PROVIDED ENTRIES:

━━━

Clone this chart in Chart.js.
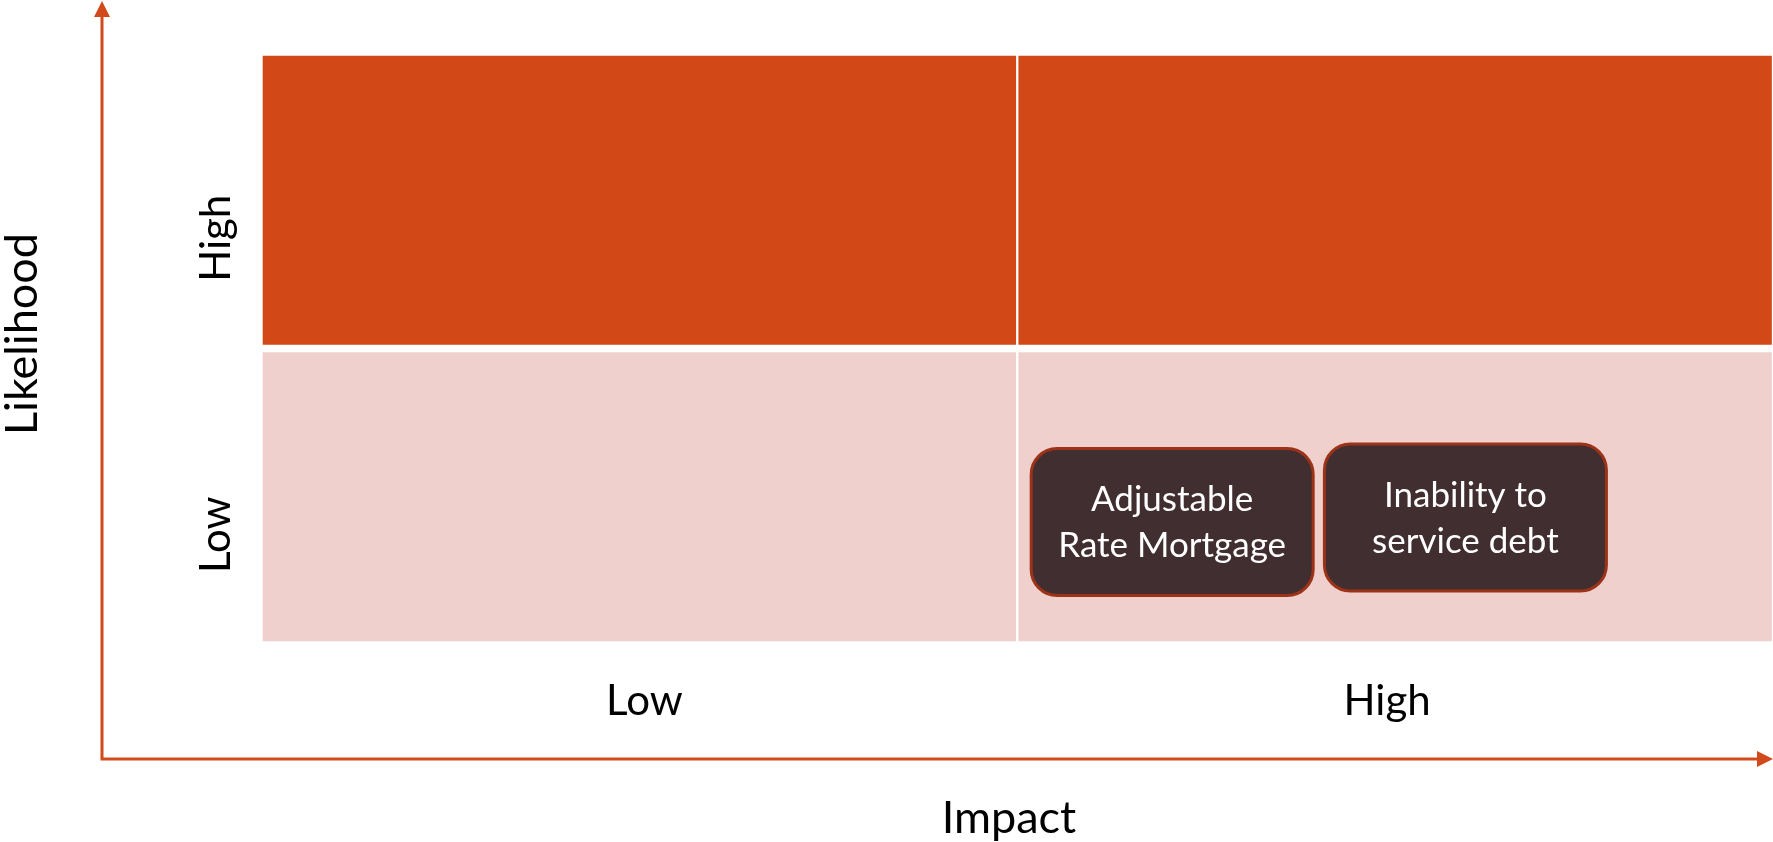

━━━

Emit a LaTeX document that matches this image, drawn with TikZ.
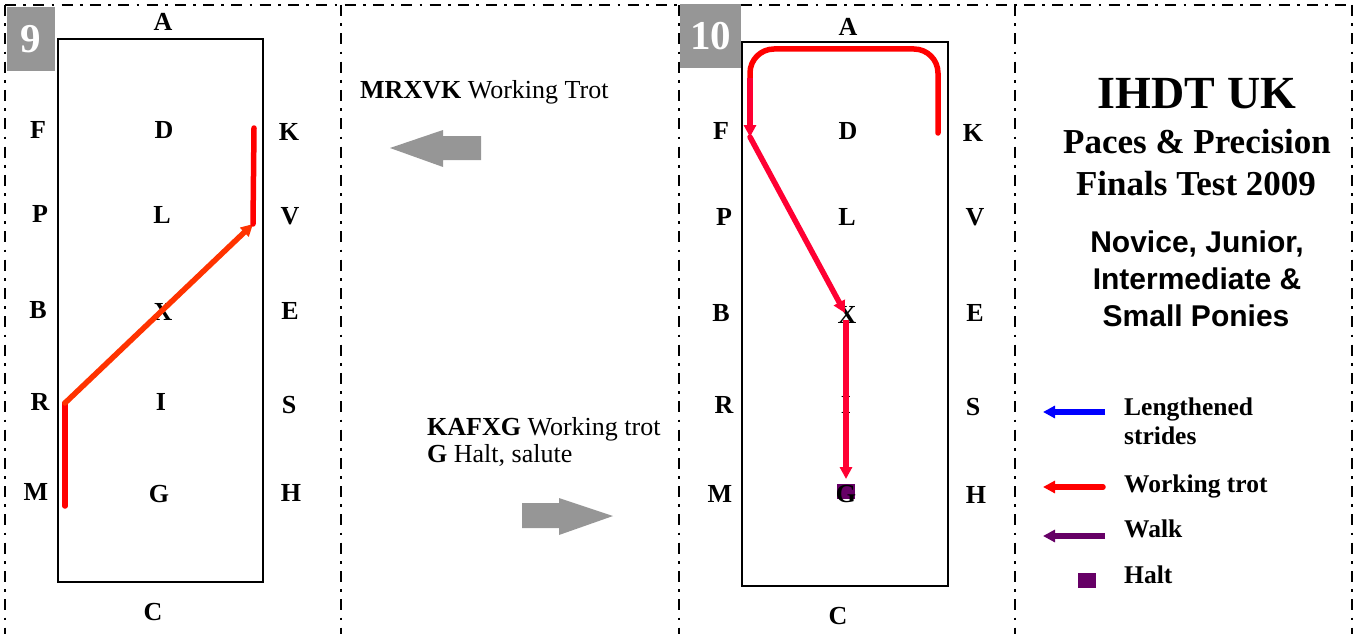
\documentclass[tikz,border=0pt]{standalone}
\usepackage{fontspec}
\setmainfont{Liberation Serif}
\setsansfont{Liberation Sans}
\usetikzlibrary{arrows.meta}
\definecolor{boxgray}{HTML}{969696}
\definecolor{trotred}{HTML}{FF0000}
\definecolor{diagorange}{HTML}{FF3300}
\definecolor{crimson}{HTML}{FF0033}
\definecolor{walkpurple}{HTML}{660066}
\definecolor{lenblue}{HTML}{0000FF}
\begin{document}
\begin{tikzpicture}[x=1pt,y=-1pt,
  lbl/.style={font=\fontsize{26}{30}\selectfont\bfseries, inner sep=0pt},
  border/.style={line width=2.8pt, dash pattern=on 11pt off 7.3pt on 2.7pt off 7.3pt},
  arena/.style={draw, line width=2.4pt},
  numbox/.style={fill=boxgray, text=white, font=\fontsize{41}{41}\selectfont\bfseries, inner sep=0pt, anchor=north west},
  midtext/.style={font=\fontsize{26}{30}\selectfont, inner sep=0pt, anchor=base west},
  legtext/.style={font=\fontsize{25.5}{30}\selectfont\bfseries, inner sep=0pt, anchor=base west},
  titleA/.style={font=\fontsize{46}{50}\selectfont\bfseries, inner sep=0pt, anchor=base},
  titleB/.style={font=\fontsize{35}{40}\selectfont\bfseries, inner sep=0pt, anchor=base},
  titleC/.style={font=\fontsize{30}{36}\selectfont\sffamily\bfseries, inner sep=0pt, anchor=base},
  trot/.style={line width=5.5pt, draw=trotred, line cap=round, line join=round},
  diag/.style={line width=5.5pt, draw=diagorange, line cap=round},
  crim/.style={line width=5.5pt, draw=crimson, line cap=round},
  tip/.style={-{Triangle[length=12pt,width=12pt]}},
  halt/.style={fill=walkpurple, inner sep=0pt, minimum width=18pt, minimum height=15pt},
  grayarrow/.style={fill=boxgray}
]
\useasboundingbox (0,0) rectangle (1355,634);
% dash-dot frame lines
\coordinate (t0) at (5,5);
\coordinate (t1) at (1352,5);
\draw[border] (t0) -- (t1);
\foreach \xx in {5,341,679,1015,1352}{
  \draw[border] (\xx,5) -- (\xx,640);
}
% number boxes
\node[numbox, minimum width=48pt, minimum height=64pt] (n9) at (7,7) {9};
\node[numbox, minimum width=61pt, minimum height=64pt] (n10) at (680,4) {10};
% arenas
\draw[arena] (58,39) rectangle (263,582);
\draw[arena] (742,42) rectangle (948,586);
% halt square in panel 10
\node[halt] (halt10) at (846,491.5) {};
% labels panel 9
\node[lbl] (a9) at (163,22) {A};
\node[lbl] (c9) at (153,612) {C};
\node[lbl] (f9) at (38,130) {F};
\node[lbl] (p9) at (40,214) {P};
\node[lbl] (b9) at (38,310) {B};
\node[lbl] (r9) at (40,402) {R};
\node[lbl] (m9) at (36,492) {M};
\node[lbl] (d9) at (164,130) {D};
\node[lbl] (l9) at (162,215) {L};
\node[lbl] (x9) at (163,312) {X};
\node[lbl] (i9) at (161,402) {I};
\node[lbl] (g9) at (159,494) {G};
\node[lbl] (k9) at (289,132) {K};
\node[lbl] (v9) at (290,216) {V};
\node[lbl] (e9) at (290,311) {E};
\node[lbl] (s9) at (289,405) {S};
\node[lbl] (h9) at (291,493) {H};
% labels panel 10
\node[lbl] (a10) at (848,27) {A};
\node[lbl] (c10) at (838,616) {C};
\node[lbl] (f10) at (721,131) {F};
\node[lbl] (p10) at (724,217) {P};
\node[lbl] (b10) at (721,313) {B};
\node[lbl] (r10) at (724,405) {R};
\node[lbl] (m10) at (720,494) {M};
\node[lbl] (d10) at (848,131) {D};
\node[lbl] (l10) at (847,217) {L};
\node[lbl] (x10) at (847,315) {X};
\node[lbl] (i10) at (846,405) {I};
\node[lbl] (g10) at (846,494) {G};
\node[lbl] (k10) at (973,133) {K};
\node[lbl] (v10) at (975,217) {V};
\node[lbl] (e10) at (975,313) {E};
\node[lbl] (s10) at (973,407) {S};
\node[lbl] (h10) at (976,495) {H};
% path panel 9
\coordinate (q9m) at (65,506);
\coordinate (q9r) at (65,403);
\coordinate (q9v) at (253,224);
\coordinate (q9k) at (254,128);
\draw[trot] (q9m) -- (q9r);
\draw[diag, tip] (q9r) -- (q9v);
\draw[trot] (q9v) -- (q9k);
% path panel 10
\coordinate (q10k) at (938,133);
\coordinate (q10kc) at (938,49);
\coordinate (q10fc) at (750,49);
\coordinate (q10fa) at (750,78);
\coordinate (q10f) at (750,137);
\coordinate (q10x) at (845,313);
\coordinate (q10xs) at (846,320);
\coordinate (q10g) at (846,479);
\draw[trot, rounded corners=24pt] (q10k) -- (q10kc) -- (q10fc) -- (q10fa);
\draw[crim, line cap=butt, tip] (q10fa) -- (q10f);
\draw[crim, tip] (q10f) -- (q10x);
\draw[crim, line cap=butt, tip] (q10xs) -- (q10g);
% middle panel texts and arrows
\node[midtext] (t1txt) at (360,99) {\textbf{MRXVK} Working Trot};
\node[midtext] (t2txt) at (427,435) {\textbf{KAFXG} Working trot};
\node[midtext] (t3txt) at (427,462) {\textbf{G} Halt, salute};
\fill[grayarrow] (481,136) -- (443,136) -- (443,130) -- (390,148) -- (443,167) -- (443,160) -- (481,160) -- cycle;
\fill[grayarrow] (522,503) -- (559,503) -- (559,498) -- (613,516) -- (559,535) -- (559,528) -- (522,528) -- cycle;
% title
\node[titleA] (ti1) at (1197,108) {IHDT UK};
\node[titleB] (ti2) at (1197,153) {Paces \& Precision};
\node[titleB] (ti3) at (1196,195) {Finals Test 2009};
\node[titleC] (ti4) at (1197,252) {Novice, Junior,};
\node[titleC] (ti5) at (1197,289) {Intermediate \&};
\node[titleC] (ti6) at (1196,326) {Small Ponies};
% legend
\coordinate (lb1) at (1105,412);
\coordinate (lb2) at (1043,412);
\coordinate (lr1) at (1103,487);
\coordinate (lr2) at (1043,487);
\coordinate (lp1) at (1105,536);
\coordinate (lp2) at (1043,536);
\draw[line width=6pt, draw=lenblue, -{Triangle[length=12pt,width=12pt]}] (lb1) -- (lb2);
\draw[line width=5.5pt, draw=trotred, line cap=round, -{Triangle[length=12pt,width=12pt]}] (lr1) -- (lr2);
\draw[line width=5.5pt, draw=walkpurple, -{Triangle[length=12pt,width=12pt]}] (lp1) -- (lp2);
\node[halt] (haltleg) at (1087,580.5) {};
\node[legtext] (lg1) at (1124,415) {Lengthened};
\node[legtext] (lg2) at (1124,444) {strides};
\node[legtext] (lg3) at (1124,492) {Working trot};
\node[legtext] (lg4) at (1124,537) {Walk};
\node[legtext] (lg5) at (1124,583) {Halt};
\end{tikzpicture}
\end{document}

━━━

WRITTEN INSTRUCTION:
List the lines of the records where "this" occurs.

THE REPLY:
Clone this chart in Chart.js.
Emit a LaTeX document that matches this image, drawn with TikZ.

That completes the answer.